» Brief
Leave out the pictures, then output the lines of the records below from the first through the one containing "INSTITUTE OF DERMATOLOGICAL".

## Begin Supplied material

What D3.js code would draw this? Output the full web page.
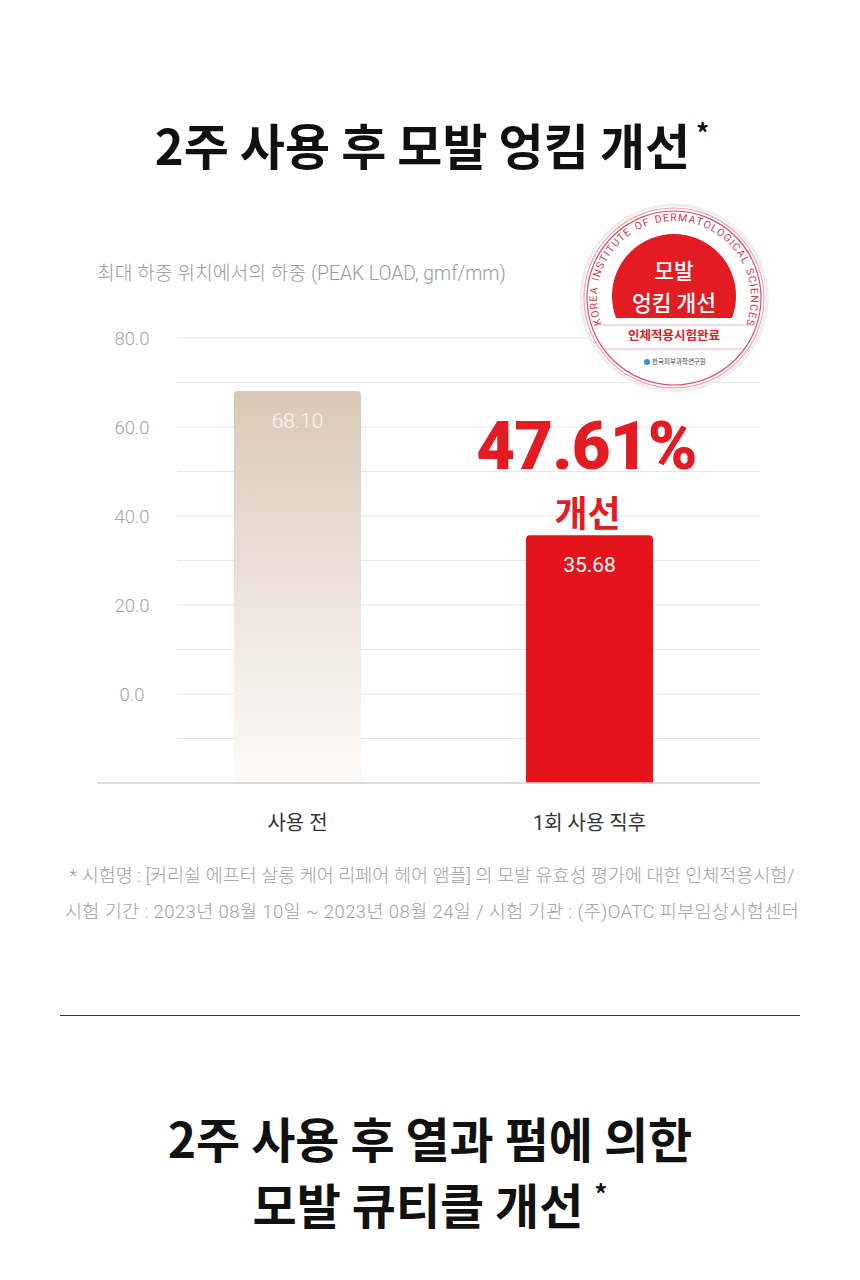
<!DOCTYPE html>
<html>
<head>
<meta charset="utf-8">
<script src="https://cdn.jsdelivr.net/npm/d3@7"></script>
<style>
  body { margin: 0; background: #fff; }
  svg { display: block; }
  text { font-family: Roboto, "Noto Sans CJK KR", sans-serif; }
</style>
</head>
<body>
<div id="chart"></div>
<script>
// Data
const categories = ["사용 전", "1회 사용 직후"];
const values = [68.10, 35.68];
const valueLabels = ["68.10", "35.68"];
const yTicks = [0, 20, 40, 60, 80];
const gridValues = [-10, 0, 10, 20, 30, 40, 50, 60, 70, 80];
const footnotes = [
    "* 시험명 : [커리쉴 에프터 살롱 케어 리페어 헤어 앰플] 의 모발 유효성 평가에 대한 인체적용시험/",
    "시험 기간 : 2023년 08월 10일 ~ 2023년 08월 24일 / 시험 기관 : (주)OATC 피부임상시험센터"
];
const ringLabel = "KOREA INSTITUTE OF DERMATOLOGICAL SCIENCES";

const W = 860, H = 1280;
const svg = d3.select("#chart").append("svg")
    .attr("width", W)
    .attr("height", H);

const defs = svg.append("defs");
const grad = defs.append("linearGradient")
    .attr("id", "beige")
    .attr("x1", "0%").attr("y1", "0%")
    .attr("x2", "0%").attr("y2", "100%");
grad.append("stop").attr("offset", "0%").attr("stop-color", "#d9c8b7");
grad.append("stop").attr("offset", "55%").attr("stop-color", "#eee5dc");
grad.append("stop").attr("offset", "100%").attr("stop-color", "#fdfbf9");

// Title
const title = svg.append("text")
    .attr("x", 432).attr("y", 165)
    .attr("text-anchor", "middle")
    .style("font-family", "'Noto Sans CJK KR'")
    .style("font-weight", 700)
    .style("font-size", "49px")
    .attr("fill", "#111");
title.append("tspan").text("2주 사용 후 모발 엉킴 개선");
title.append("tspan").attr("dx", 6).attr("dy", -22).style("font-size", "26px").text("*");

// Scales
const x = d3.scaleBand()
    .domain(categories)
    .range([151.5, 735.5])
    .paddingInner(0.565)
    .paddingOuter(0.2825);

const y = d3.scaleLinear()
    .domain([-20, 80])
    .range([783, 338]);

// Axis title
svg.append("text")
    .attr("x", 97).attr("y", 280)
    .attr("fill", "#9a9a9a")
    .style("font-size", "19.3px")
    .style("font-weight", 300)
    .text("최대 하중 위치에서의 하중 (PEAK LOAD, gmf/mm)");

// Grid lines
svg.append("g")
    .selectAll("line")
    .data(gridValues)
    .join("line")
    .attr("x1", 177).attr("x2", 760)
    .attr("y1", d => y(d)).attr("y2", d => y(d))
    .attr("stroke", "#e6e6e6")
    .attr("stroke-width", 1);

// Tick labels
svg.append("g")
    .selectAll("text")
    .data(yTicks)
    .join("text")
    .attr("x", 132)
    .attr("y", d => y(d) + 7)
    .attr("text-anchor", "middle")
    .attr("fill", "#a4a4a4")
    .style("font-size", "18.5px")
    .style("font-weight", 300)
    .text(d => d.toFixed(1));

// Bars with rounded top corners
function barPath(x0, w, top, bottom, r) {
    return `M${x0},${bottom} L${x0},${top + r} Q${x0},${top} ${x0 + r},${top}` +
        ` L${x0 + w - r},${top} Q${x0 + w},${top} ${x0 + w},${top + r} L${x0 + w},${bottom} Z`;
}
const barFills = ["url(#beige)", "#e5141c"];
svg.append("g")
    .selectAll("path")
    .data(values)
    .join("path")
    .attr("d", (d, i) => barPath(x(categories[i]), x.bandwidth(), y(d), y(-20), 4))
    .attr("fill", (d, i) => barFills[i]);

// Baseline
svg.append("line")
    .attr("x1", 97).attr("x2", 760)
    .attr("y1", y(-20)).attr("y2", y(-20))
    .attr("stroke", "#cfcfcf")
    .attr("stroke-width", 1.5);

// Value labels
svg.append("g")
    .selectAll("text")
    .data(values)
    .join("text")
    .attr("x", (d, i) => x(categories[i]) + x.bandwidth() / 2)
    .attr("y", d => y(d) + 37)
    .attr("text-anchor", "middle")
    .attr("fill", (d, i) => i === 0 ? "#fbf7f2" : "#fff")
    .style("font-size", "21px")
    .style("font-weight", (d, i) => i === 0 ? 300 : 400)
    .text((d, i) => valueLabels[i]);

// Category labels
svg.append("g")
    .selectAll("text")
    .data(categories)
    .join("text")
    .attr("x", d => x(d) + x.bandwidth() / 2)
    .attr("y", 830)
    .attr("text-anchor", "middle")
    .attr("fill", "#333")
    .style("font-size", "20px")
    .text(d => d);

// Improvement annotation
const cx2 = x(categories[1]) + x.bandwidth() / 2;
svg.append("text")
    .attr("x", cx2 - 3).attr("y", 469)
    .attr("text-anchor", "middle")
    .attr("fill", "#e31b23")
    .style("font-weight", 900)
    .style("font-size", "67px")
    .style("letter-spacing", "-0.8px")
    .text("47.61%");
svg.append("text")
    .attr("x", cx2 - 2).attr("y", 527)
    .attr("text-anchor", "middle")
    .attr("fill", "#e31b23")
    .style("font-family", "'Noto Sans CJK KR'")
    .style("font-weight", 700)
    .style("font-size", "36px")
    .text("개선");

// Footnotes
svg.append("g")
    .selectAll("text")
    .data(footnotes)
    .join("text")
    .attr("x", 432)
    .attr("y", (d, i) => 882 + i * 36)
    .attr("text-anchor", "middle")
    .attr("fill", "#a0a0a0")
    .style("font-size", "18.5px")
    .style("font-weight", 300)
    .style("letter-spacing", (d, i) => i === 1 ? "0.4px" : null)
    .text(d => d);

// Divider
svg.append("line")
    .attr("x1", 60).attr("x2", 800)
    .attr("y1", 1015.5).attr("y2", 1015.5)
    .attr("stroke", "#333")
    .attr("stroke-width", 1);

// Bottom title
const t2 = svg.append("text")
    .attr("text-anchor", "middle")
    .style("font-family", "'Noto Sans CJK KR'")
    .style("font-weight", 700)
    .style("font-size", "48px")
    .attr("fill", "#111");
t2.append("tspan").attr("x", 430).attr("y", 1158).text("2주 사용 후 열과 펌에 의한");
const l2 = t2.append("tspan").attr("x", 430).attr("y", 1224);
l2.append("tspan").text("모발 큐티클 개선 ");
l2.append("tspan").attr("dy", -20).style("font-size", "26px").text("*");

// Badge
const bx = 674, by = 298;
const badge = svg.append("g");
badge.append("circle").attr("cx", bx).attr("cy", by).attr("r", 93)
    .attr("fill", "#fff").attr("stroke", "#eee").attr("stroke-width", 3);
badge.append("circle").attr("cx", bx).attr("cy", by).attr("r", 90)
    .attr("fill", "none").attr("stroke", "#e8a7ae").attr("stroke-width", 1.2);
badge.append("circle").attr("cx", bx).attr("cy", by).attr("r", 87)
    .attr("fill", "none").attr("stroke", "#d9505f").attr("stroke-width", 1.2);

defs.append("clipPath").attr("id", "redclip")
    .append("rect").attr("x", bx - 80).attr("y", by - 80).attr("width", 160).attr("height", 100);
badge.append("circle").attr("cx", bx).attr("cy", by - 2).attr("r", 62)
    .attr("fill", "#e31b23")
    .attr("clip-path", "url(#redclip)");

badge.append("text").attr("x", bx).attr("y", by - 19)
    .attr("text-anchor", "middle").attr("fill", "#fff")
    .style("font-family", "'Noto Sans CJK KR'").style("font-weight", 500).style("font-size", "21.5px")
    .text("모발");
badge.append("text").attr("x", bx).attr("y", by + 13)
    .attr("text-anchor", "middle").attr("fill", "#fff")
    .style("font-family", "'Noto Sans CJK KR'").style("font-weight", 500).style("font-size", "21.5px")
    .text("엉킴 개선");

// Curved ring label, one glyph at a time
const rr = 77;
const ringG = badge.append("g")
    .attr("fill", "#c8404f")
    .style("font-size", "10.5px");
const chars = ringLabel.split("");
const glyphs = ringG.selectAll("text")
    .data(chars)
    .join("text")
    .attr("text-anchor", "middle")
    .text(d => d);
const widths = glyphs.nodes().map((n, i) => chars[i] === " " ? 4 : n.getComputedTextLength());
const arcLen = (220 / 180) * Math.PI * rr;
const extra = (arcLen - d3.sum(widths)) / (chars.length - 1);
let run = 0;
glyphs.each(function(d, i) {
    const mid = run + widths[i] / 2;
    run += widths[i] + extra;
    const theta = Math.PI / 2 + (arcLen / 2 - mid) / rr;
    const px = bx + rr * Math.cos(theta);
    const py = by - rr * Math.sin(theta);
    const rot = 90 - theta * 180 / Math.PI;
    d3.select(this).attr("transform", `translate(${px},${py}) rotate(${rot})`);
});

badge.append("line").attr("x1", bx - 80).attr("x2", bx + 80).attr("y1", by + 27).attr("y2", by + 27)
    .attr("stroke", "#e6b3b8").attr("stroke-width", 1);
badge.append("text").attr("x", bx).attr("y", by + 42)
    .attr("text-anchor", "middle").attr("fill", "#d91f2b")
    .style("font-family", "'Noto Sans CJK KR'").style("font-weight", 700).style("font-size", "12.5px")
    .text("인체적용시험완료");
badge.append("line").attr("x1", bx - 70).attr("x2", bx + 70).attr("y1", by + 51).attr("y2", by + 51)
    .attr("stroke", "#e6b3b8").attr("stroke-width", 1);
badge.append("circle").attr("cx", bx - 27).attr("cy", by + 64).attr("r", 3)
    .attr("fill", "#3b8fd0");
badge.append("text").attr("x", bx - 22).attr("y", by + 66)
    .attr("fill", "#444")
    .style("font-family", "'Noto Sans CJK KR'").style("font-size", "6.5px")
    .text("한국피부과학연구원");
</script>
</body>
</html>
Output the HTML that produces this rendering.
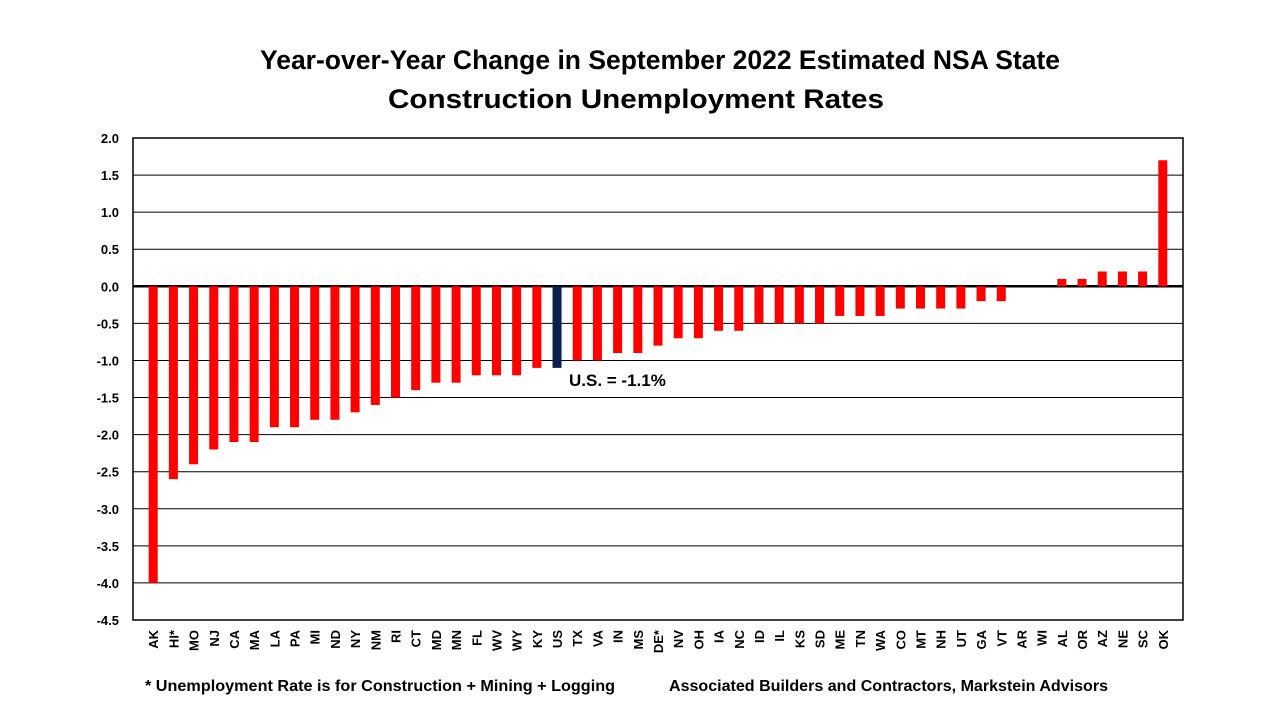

## End Supplied material

» Task answer
What D3.js code would draw this? Output the full web page.
<!DOCTYPE html>
<html>
<head>
<meta charset="utf-8">
<script src="https://cdn.jsdelivr.net/npm/d3@7"></script>
<style>
  body { margin: 0; background: #fff; }
  svg { display: block; }
  text { font-family: Roboto, "Noto Sans CJK KR", sans-serif; }
</style>
</head>
<body>
<div id="chart"></div>
<script>
// Data
const categories = ["사용 전", "1회 사용 직후"];
const values = [68.10, 35.68];
const valueLabels = ["68.10", "35.68"];
const yTicks = [0, 20, 40, 60, 80];
const gridValues = [-10, 0, 10, 20, 30, 40, 50, 60, 70, 80];
const footnotes = [
    "* 시험명 : [커리쉴 에프터 살롱 케어 리페어 헤어 앰플] 의 모발 유효성 평가에 대한 인체적용시험/",
    "시험 기간 : 2023년 08월 10일 ~ 2023년 08월 24일 / 시험 기관 : (주)OATC 피부임상시험센터"
];
const ringLabel = "KOREA INSTITUTE OF DERMATOLOGICAL SCIENCES";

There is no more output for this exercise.